Leaving out all pictures, copy exactly the lines from the one containing "Emit a component" down to the one containing "not quote or", both of them included.

| Records to process |
------------------------------------------------------------------------
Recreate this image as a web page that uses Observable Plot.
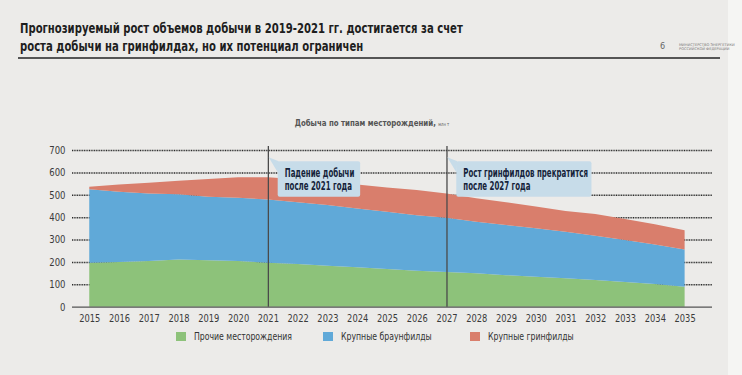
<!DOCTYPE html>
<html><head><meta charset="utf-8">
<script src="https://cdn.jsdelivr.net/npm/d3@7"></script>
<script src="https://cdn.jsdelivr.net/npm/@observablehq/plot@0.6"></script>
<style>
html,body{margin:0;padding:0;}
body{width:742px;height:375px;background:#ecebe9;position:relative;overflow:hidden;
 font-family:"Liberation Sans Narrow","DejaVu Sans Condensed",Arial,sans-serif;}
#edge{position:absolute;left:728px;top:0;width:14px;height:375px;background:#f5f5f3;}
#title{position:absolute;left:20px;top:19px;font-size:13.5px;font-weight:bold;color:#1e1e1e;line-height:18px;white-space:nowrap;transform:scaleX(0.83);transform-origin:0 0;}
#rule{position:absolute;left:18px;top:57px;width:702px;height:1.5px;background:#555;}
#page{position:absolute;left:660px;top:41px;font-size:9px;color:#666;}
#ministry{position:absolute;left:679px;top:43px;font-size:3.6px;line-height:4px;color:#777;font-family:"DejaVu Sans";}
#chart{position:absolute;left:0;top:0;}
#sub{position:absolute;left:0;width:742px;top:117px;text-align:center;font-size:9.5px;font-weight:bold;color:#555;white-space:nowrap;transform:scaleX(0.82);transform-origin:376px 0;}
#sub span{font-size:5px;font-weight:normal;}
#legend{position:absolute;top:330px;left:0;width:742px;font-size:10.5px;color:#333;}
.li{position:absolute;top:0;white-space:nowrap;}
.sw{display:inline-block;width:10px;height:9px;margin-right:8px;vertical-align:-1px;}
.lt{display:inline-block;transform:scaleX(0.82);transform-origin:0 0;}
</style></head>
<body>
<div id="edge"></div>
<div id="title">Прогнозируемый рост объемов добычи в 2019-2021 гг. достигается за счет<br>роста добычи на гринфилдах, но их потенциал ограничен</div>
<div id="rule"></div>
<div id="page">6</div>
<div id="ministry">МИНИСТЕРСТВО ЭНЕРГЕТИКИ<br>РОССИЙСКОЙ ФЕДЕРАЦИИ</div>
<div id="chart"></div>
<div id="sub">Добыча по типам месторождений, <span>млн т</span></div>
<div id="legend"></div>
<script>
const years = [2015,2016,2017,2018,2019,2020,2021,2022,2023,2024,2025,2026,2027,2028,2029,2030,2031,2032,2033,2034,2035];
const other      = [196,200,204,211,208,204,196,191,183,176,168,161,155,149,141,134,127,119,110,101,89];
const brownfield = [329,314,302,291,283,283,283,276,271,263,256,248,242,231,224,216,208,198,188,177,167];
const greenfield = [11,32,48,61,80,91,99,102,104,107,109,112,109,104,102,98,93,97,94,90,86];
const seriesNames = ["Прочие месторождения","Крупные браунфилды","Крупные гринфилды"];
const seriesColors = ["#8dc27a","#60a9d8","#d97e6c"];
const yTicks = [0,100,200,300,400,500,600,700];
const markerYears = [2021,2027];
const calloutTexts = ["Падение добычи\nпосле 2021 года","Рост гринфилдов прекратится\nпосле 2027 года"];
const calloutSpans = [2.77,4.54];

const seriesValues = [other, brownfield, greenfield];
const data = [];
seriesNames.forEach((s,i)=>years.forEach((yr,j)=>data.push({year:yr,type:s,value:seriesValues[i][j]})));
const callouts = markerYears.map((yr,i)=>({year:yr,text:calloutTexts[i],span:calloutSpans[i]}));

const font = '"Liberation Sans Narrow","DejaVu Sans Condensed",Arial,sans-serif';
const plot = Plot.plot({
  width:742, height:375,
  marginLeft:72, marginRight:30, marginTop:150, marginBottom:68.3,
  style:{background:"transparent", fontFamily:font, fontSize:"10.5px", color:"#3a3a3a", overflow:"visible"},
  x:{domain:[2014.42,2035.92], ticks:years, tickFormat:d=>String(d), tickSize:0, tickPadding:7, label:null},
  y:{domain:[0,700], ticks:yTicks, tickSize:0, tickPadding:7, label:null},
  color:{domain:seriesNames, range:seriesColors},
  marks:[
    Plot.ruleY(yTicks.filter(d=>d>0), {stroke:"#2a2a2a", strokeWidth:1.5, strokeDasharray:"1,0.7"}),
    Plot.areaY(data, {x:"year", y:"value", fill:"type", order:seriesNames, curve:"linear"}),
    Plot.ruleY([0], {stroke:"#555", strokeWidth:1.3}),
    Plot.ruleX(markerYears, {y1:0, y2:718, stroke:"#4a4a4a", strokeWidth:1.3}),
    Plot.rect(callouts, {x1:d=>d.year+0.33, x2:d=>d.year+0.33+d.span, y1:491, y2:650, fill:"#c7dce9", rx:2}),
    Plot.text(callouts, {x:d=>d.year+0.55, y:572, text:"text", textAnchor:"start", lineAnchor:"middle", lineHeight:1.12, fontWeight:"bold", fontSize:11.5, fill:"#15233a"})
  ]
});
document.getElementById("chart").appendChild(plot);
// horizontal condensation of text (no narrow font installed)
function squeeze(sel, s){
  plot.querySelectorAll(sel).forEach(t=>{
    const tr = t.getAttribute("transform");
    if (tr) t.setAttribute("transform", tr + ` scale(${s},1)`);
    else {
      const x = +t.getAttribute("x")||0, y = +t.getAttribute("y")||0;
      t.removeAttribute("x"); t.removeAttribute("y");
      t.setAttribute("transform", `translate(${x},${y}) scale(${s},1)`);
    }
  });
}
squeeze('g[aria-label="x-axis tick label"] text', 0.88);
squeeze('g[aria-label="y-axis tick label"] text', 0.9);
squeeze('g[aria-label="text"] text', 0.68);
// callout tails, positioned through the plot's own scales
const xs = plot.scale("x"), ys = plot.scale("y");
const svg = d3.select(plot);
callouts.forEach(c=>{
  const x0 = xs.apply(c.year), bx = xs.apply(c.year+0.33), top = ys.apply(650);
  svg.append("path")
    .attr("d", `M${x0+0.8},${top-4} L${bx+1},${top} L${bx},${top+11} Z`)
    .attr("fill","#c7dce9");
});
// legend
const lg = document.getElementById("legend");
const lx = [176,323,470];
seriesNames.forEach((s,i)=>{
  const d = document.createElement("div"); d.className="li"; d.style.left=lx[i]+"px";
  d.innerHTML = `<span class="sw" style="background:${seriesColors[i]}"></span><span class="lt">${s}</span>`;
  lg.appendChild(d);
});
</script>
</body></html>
------------------------------------------------------------------------
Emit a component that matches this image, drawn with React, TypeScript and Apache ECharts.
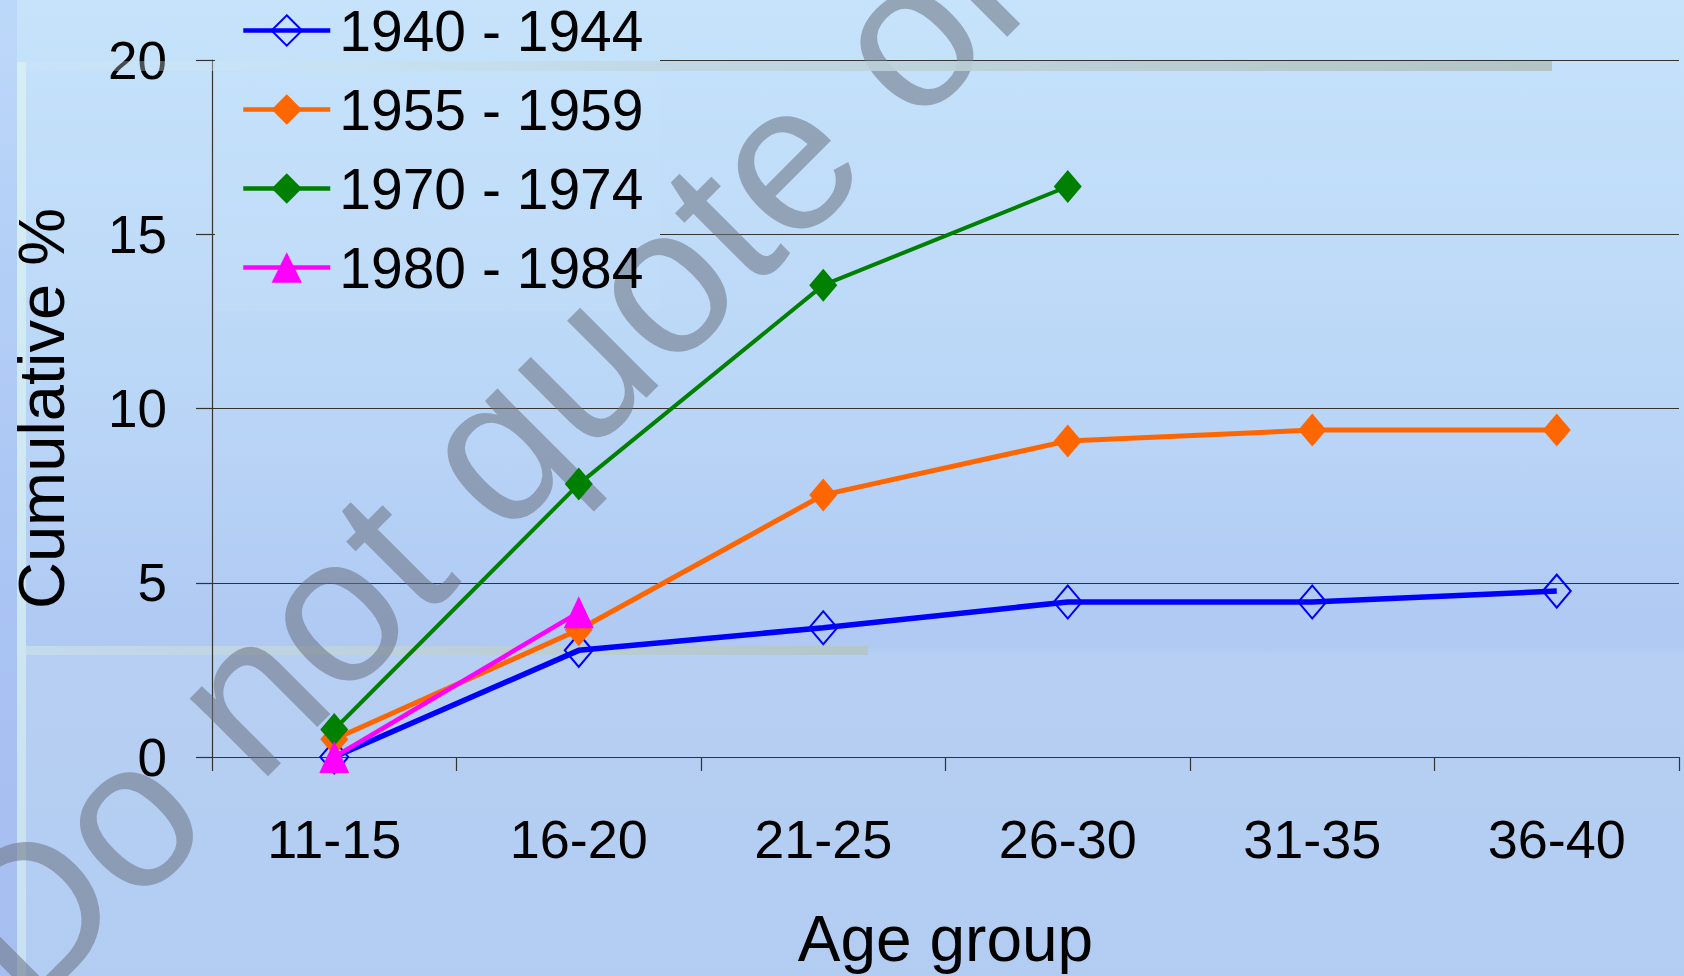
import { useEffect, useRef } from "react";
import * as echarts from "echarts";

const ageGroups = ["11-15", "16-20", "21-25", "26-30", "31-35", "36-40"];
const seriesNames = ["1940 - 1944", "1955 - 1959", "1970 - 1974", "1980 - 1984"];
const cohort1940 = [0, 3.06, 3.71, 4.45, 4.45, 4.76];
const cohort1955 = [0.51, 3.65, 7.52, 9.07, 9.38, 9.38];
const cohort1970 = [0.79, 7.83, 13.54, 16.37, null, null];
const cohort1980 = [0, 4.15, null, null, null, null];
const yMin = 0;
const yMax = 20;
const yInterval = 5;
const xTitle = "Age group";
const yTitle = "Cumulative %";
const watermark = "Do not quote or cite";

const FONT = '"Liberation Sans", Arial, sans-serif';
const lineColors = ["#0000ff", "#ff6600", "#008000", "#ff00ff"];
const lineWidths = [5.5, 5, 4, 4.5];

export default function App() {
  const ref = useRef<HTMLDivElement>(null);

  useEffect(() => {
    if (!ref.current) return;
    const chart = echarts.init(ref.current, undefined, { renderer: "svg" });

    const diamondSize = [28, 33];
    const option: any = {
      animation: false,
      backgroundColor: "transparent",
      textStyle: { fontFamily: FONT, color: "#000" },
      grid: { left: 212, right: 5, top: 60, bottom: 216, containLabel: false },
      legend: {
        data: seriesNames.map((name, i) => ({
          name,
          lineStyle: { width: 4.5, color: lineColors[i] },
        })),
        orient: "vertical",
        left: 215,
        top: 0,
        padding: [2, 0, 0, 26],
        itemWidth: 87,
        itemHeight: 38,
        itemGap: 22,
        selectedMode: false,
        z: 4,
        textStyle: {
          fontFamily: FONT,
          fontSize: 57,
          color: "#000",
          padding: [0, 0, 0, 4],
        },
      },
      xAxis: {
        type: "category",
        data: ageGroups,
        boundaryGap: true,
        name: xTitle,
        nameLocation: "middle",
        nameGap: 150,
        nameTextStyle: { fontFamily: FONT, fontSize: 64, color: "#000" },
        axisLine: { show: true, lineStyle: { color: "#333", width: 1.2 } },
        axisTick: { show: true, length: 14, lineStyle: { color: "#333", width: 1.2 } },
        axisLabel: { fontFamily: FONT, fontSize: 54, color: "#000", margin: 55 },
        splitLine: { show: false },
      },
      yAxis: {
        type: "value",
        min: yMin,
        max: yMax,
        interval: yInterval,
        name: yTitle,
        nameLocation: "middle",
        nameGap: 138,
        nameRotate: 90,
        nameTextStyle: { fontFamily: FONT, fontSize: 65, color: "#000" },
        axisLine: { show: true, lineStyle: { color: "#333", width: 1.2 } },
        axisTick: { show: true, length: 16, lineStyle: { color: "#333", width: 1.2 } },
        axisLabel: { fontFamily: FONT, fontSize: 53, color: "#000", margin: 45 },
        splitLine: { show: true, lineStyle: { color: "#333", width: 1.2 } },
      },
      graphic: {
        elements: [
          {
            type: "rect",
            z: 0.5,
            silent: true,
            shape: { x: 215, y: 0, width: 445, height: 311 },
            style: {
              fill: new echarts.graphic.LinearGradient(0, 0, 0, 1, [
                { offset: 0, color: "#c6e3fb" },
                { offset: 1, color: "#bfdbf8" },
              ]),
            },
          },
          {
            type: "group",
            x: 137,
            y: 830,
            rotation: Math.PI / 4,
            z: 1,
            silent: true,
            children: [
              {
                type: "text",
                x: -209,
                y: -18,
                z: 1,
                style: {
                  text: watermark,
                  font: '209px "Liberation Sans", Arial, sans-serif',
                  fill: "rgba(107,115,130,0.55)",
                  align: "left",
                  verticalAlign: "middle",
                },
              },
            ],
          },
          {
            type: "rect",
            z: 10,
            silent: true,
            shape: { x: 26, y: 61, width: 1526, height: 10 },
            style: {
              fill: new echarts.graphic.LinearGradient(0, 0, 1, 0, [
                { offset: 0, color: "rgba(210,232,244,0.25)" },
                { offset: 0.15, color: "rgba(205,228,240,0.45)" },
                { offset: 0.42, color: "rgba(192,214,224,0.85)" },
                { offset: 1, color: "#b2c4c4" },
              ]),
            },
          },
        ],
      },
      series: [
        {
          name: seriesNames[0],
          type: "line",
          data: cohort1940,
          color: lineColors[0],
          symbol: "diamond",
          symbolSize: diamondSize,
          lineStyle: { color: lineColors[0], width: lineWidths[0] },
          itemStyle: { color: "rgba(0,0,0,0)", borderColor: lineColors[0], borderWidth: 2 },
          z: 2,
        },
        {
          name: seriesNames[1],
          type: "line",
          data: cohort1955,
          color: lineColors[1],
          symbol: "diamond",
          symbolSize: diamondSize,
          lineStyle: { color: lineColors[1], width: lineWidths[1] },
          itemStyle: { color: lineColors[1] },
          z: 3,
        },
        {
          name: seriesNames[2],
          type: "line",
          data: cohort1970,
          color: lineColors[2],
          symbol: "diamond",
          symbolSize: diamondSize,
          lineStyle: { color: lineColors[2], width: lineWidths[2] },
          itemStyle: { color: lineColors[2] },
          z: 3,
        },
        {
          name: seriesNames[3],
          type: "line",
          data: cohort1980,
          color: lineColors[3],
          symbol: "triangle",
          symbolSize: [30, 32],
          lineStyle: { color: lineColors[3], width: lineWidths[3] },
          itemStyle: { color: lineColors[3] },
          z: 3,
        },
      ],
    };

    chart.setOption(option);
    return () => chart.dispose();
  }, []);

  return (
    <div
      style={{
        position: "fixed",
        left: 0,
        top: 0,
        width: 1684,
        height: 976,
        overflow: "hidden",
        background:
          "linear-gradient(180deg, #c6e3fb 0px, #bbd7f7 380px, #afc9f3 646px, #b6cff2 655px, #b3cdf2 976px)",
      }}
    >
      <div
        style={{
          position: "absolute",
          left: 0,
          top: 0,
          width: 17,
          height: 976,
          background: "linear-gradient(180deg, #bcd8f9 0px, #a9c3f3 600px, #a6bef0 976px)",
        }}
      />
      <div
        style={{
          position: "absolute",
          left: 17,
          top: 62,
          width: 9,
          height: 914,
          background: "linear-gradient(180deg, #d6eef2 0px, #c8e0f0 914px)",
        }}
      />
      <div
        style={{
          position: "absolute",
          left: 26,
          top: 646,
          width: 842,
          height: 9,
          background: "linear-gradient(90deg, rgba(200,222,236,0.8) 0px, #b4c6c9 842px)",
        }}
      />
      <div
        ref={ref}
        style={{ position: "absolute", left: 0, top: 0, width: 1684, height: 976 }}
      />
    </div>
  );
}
------------------------------------------------------------------------
| Full response |
Emit a component that matches this image, drawn with React, TypeScript and Apache ECharts.
import { useEffect, useRef } from "react";
import * as echarts from "echarts";

const ageGroups = ["11-15", "16-20", "21-25", "26-30", "31-35", "36-40"];
const seriesNames = ["1940 - 1944", "1955 - 1959", "1970 - 1974", "1980 - 1984"];
const cohort1940 = [0, 3.06, 3.71, 4.45, 4.45, 4.76];
const cohort1955 = [0.51, 3.65, 7.52, 9.07, 9.38, 9.38];
const cohort1970 = [0.79, 7.83, 13.54, 16.37, null, null];
const cohort1980 = [0, 4.15, null, null, null, null];
const yMin = 0;
const yMax = 20;
const yInterval = 5;
const xTitle = "Age group";
const yTitle = "Cumulative %";
const watermark = "Do not quote or cite";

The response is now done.